Testing for convergence of this function

Question

For the integral

$$\int_2^\infty \dfrac{x+1}{(x-1)(x^2+x+1)}dx .$$

Can I know if it's convergent or not? If it does can I know how to evaluate it?

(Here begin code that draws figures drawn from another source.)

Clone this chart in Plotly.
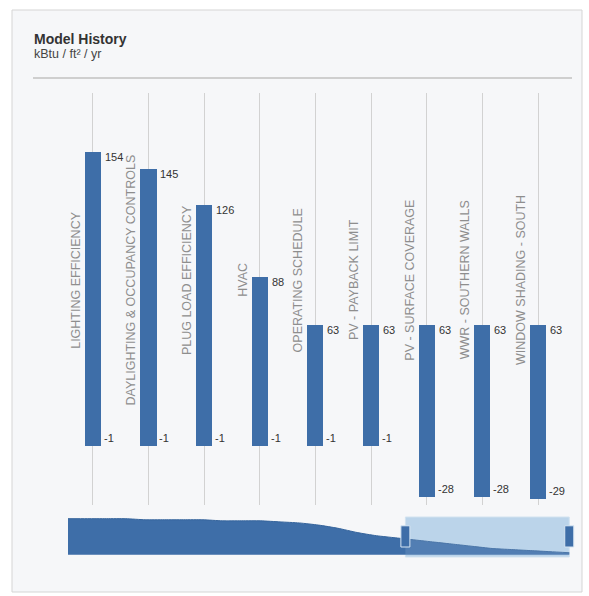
import plotly.graph_objects as go

# ---------------- data ----------------
categories = [
    "LIGHTING EFFICIENCY",
    "DAYLIGHTING & OCCUPANCY CONTROLS",
    "PLUG LOAD EFFICIENCY",
    "HVAC",
    "OPERATING SCHEDULE",
    "PV - PAYBACK LIMIT",
    "PV - SURFACE COVERAGE",
    "WWR - SOUTHERN WALLS",
    "WINDOW SHADING - SOUTH",
]
high_values = [154, 145, 126, 88, 63, 63, 63, 63, 63]
low_values = [-1, -1, -1, -1, -1, -1, -28, -28, -29]

# overview (range-slider) profile: EUI of every model version in the history
overview_versions = list(range(1, 28))
overview_values = [170, 170, 170, 170, 165, 165, 165, 165, 160, 160, 160, 155, 150,
                   140, 125, 105, 90, 80, 70, 60, 50, 40, 30, 25, 20, 15, 10]

title_text = "Model History"
subtitle_text = "kBtu / ft² / yr"

# ---------------- styling / layout helpers ----------------
W, H = 589, 596
BLUE = "#3e6ea8"
FONT = "Liberation Sans, Arial"


def fx(px):
    return px / W


def fy(py):
    return 1 - py / H


fig = go.Figure()

fig.add_trace(go.Bar(
    x=categories,
    y=[h - l for h, l in zip(high_values, low_values)],
    base=low_values,
    width=0.29,
    marker=dict(color=BLUE, line=dict(width=0)),
    hoverinfo="skip",
    xaxis="x", yaxis="y",
))

fig.add_trace(go.Scatter(
    x=overview_versions,
    y=overview_values,
    mode="lines",
    fill="tozeroy",
    line=dict(color="#35649c", width=1, shape="spline", smoothing=0.6),
    fillcolor=BLUE,
    hoverinfo="skip",
    xaxis="x2", yaxis="y2",
))

annotations = []
annotations.append(dict(text="<b>" + title_text + "</b>", xref="paper", yref="paper",
                        x=fx(32), y=fy(39), xanchor="left", yanchor="middle",
                        showarrow=False, font=dict(size=14, color="#333333", family=FONT)))
annotations.append(dict(text=subtitle_text, xref="paper", yref="paper",
                        x=fx(32), y=fy(54), xanchor="left", yanchor="middle",
                        showarrow=False, font=dict(size=12.5, color="#444444", family=FONT)))

for cat, hi, lo in zip(categories, high_values, low_values):
    annotations.append(dict(text=cat, xref="x", yref="paper", x=cat, y=fy(280),
                            xanchor="center", yanchor="middle", textangle=-90,
                            xshift=-17, showarrow=False,
                            font=dict(size=12.5, color="#8e8e8e", family=FONT)))
    annotations.append(dict(text=str(hi), xref="x", yref="y", x=cat, y=hi,
                            xanchor="left", yanchor="middle", xshift=10, yshift=-5,
                            showarrow=False,
                            font=dict(size=11, color="#333333", family=FONT)))
    annotations.append(dict(text=str(lo), xref="x", yref="y", x=cat, y=lo,
                            xanchor="left", yanchor="middle", xshift=9, yshift=8,
                            showarrow=False,
                            font=dict(size=11, color="#333333", family=FONT)))

n_total = len(overview_versions)
n_visible = len(categories)
win_start = overview_versions[n_total - n_visible] - 0.5
win_end = overview_versions[-1]

shapes = [
    dict(type="rect", xref="paper", yref="paper", x0=fx(12), x1=fx(582),
         y0=fy(592), y1=fy(10), fillcolor="#f6f7f9",
         line=dict(color="#d5d5d5", width=1), layer="below"),
    dict(type="line", xref="paper", yref="paper", x0=fx(33), x1=fx(572),
         y0=fy(78), y1=fy(78), line=dict(color="#cfcfcf", width=2), layer="below"),
    # slider window background
    dict(type="rect", xref="x2", yref="y2 domain", x0=win_start, x1=win_end,
         y0=0, y1=1, fillcolor="#b9d3e9",
         line=dict(color="#d3e3f0", width=1), layer="below"),
    # slider window veil
    dict(type="rect", xref="x2", yref="y2 domain", x0=win_start, x1=win_end,
         y0=0, y1=1, fillcolor="rgba(200,222,240,0.15)",
         line=dict(width=0), layer="above"),
]
for xa in (win_start, win_end):
    shapes.append(dict(type="rect", xref="x2", yref="y2 domain",
                       xsizemode="pixel", xanchor=xa, x0=-4.5, x1=4.5,
                       y0=0.25, y1=0.78, fillcolor=BLUE,
                       line=dict(color="#d6e5f2", width=1), layer="above"))

fig.update_layout(
    width=W, height=H,
    margin=dict(l=0, r=0, t=0, b=0),
    paper_bgcolor="white",
    plot_bgcolor="rgba(0,0,0,0)",
    showlegend=False,
    bargap=0,
    xaxis=dict(domain=[fx(65), fx(567)], type="category", showgrid=True,
               gridcolor="#d2d2d2", gridwidth=1, showticklabels=False,
               zeroline=False, showline=False, ticks="", fixedrange=True),
    yaxis=dict(domain=[fy(505), fy(93)], range=[-32, 185], visible=False,
               showgrid=False, zeroline=False, fixedrange=True),
    xaxis2=dict(domain=[fx(68), fx(576)], range=[overview_versions[0], 27.35],
                anchor="y2", visible=False, showgrid=False, zeroline=False,
                fixedrange=True),
    yaxis2=dict(domain=[fy(557), fy(517)], range=[-10, 178], anchor="x2",
                visible=False, showgrid=False, zeroline=False, fixedrange=True),
    annotations=annotations,
    shapes=shapes,
)

fig.write_html("out.html", config={"displayModeBar": False, "staticPlot": True},
               post_script="document.body.style.margin='0';document.body.style.overflow='hidden';")
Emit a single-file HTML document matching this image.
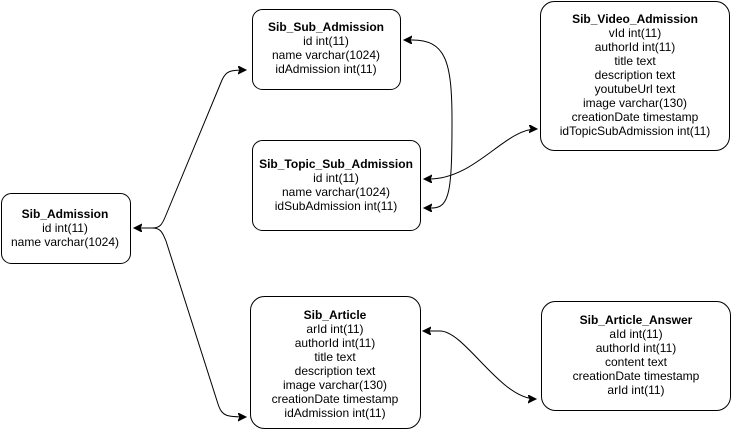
<!DOCTYPE html>
<html><head><style>
html,body{margin:0;padding:0;background:#fff;}
svg{display:block;}
text{font-family:"Liberation Sans",Arial,sans-serif;font-size:12px;fill:#000;text-anchor:middle;}
.b{font-weight:bold;}
rect{fill:#fff;stroke:#000;stroke-width:1;}
path{fill:none;stroke:#000;stroke-width:1;}
.ah{fill:#000;stroke:#000;}
</style></head><body>
<svg width="732" height="432" viewBox="0 0 732 432">
<defs>
<marker id="a" markerWidth="10" markerHeight="10" refX="8" refY="4" orient="auto" markerUnits="userSpaceOnUse">
<path d="M0,0 L8,4 L0,8 L2,4 Z" class="ah"/>
</marker>
</defs>
<path d="M152,228 C160,228 162,225 166,215 L222,80 C226,71 230,70 246,70" marker-end="url(#a)"/>
<path d="M152,228 C160,228 162,231 166,241 L218,404 C222,416 226,417 246,417" marker-end="url(#a)"/>
<path d="M152,228 L134,228" marker-end="url(#a)"/>
<path d="M412,40 C445,40 452,60 452,120 C452,190 450,208 432,208"/>
<path d="M414,40 L404,40" marker-end="url(#a)"/>
<path d="M434,208 L424,208" marker-end="url(#a)"/>
<path d="M428,179 C475,180 505,128 537,129" marker-end="url(#a)"/>
<path d="M430,179 L424,179" marker-end="url(#a)"/>
<path d="M440,331 C465,331 500,399 536,399" marker-end="url(#a)"/>
<path d="M440,331 L423,331" marker-end="url(#a)"/>
<rect x="1.5" y="193.5" width="129" height="70" rx="10"/>
<text class="b" x="65" y="218">Sib_Admission</text>
<text x="65" y="232">id int(11)</text>
<text x="65" y="246">name varchar(1024)</text>

<rect x="252.5" y="9.5" width="148" height="80" rx="10"/>
<text class="b" x="326" y="31">Sib_Sub_Admission</text>
<text x="326" y="45">id int(11)</text>
<text x="326" y="59">name varchar(1024)</text>
<text x="326" y="73">idAdmission int(11)</text>

<rect x="252.5" y="140.5" width="168" height="90" rx="10"/>
<text class="b" x="336" y="168">Sib_Topic_Sub_Admission</text>
<text x="336" y="182">id int(11)</text>
<text x="336" y="196">name varchar(1024)</text>
<text x="336" y="210">idSubAdmission int(11)</text>

<rect x="540.5" y="1.5" width="189" height="149" rx="14"/>
<text class="b" x="635" y="23">Sib_Video_Admission</text>
<text x="635" y="37">vId int(11)</text>
<text x="635" y="51">authorId int(11)</text>
<text x="635" y="65">title text</text>
<text x="635" y="79">description text</text>
<text x="635" y="93">youtubeUrl text</text>
<text x="635" y="107">image varchar(130)</text>
<text x="635" y="121">creationDate timestamp</text>
<text x="635" y="135">idTopicSubAdmission int(11)</text>

<rect x="250.5" y="296.5" width="170" height="132" rx="14"/>
<text class="b" x="335" y="319">Sib_Article</text>
<text x="335" y="333">arId int(11)</text>
<text x="335" y="347">authorId int(11)</text>
<text x="335" y="361">title text</text>
<text x="335" y="375">description text</text>
<text x="335" y="389">image varchar(130)</text>
<text x="335" y="403">creationDate timestamp</text>
<text x="335" y="417">idAdmission int(11)</text>

<rect x="541.5" y="301.5" width="189" height="109" rx="14"/>
<text class="b" x="636" y="324">Sib_Article_Answer</text>
<text x="636" y="338">aId int(11)</text>
<text x="636" y="352">authorId int(11)</text>
<text x="636" y="366">content text</text>
<text x="636" y="380">creationDate timestamp</text>
<text x="636" y="394">arId int(11)</text>
</svg>
</body></html>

I tried to use $u$ substitution but it didn't work.

Answer 1

Hint: Apply partial fractions.

$$\frac{x+1}{(x-1)(x^2+x+1)}=\frac A{x-1}+\frac{Bx+C}{x^2+x+1}$$

$$x+1=(A+B)x^2+(A-B+C)x+(A-C)$$

$$\therefore A=\frac23,B=-\frac23,C=-\frac13$$

Now we know that: $$\int \frac{x+1}{(x-1)(x^2+x+1)}dx=\frac23\int\frac1{x-1}dx-\frac13\int\frac{2x-1}{x^2+x+1}dx\\ =\frac23\ln|x-1|-\frac13\ln(x^2+x+1)=\frac13\ln\frac{(x-1)^2}{x^2+x+1}$$

Therefore,

\begin{align*} \int^\infty_2\frac{x+1}{(x-1)(x^2+x+1)}dx&=\lim_{n\to \infty}\int^n_2\frac{x+1}{(x-1)(x^2+x+1)}dx \\ \\ &=\lim_{n\to\infty}\left(\frac13\ln\frac{(n-1)^2}{n^2+n+1}-\frac13\ln\frac17\right)\\ \\ &=-\frac13\ln\frac17\\ \\ &=\boxed{\dfrac13\ln7} \end{align*}

Answer 2

To see the convergence, just note that, the integrand behaves as

$$ \dfrac{x+1}{(x-1)(x^2+x+1)} \sim_{\infty} \frac{x}{x^3}=\frac{1}{x^2}. $$

Answer 3

Hint: $$0<\int_{2}^{\infty}\frac{x+1}{(x-1)(x^2+x+1)}dx<\int_{2}^{\infty}\frac{x+1}{(x-1)(x^2-1)}dx=\int_{2}^{\infty}\frac{1}{(x-1)^2}dx=1$$

Answer 4

According to The Limit Comparison Test we have $$\lim_{x\to\infty}x^{\mathbf{2}}f(x)=1<\infty$$ so the improper integral converges.